To be done »
Transcribe the data in full and exactly, omitting any pictures.

....................

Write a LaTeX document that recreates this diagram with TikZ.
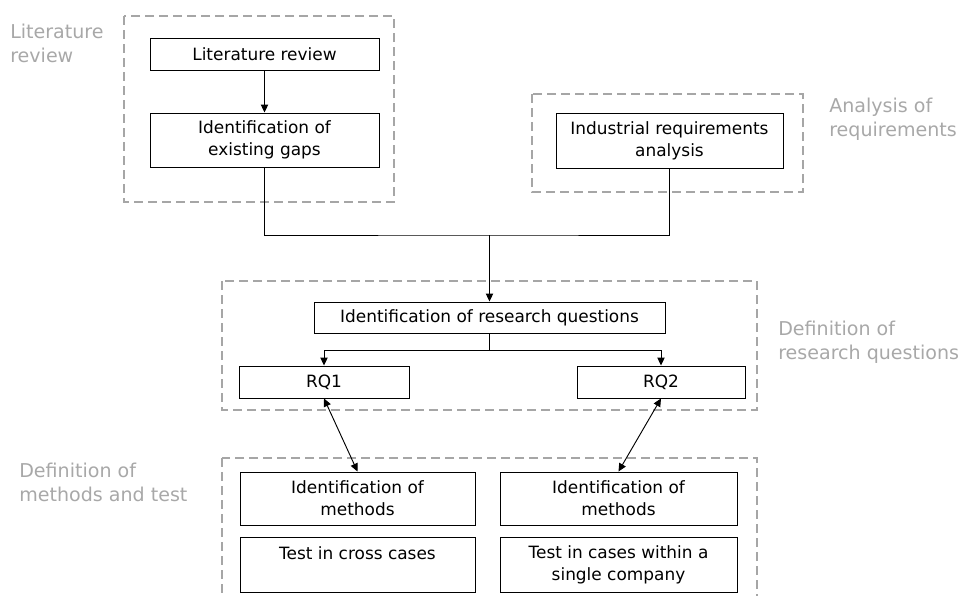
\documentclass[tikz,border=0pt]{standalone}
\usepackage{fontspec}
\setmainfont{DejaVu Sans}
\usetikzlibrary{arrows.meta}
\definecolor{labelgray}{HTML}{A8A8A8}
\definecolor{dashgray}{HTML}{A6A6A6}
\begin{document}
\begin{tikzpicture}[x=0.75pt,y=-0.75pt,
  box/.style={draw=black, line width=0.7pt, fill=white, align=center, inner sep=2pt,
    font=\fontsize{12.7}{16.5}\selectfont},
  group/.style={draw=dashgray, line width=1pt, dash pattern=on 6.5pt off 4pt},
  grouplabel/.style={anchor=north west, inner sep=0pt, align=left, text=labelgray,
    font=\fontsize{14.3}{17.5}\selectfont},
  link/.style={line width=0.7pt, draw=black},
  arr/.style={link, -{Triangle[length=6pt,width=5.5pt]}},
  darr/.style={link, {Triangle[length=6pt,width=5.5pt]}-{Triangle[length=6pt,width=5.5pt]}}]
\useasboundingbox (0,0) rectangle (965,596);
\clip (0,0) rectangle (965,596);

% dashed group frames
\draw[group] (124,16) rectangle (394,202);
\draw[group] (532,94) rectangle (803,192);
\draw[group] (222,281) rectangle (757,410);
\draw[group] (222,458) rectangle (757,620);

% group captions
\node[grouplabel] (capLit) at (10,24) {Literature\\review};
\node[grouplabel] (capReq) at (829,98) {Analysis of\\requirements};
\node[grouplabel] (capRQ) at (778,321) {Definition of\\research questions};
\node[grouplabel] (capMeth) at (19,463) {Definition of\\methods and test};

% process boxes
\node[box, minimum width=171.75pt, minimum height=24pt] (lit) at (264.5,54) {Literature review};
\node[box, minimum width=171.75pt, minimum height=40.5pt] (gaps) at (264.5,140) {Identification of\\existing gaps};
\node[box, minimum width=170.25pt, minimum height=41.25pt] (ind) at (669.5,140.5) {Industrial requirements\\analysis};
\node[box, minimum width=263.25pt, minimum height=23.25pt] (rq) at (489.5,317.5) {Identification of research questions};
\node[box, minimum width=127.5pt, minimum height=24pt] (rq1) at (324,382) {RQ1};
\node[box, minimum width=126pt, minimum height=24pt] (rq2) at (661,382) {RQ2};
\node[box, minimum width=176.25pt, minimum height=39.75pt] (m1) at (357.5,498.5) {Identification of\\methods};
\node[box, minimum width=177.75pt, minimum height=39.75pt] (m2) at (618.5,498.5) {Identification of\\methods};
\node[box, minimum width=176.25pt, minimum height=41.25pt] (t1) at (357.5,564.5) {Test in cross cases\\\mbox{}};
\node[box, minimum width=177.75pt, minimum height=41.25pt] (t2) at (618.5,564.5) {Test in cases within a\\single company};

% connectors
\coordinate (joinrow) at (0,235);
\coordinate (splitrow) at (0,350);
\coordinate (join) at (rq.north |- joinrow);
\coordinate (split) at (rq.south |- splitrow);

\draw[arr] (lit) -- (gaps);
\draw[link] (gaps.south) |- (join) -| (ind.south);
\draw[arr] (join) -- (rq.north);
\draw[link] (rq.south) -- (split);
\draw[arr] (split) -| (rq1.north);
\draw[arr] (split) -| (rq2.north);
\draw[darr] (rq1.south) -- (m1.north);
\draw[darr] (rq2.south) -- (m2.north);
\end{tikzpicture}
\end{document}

....................

Solution below »
Write a LaTeX document that recreates this diagram with TikZ.
\documentclass[tikz,border=0pt]{standalone}
\usepackage{fontspec}
\setmainfont{DejaVu Sans}
\usetikzlibrary{arrows.meta}
\definecolor{labelgray}{HTML}{A8A8A8}
\definecolor{dashgray}{HTML}{A6A6A6}
\begin{document}
\begin{tikzpicture}[x=0.75pt,y=-0.75pt,
  box/.style={draw=black, line width=0.7pt, fill=white, align=center, inner sep=2pt,
    font=\fontsize{12.7}{16.5}\selectfont},
  group/.style={draw=dashgray, line width=1pt, dash pattern=on 6.5pt off 4pt},
  grouplabel/.style={anchor=north west, inner sep=0pt, align=left, text=labelgray,
    font=\fontsize{14.3}{17.5}\selectfont},
  link/.style={line width=0.7pt, draw=black},
  arr/.style={link, -{Triangle[length=6pt,width=5.5pt]}},
  darr/.style={link, {Triangle[length=6pt,width=5.5pt]}-{Triangle[length=6pt,width=5.5pt]}}]
\useasboundingbox (0,0) rectangle (965,596);
\clip (0,0) rectangle (965,596);

% dashed group frames
\draw[group] (124,16) rectangle (394,202);
\draw[group] (532,94) rectangle (803,192);
\draw[group] (222,281) rectangle (757,410);
\draw[group] (222,458) rectangle (757,620);

% group captions
\node[grouplabel] (capLit) at (10,24) {Literature\\review};
\node[grouplabel] (capReq) at (829,98) {Analysis of\\requirements};
\node[grouplabel] (capRQ) at (778,321) {Definition of\\research questions};
\node[grouplabel] (capMeth) at (19,463) {Definition of\\methods and test};

% process boxes
\node[box, minimum width=171.75pt, minimum height=24pt] (lit) at (264.5,54) {Literature review};
\node[box, minimum width=171.75pt, minimum height=40.5pt] (gaps) at (264.5,140) {Identification of\\existing gaps};
\node[box, minimum width=170.25pt, minimum height=41.25pt] (ind) at (669.5,140.5) {Industrial requirements\\analysis};
\node[box, minimum width=263.25pt, minimum height=23.25pt] (rq) at (489.5,317.5) {Identification of research questions};
\node[box, minimum width=127.5pt, minimum height=24pt] (rq1) at (324,382) {RQ1};
\node[box, minimum width=126pt, minimum height=24pt] (rq2) at (661,382) {RQ2};
\node[box, minimum width=176.25pt, minimum height=39.75pt] (m1) at (357.5,498.5) {Identification of\\methods};
\node[box, minimum width=177.75pt, minimum height=39.75pt] (m2) at (618.5,498.5) {Identification of\\methods};
\node[box, minimum width=176.25pt, minimum height=41.25pt] (t1) at (357.5,564.5) {Test in cross cases\\\mbox{}};
\node[box, minimum width=177.75pt, minimum height=41.25pt] (t2) at (618.5,564.5) {Test in cases within a\\single company};

% connectors
\coordinate (joinrow) at (0,235);
\coordinate (splitrow) at (0,350);
\coordinate (join) at (rq.north |- joinrow);
\coordinate (split) at (rq.south |- splitrow);

\draw[arr] (lit) -- (gaps);
\draw[link] (gaps.south) |- (join) -| (ind.south);
\draw[arr] (join) -- (rq.north);
\draw[link] (rq.south) -- (split);
\draw[arr] (split) -| (rq1.north);
\draw[arr] (split) -| (rq2.north);
\draw[darr] (rq1.south) -- (m1.north);
\draw[darr] (rq2.south) -- (m2.north);
\end{tikzpicture}
\end{document}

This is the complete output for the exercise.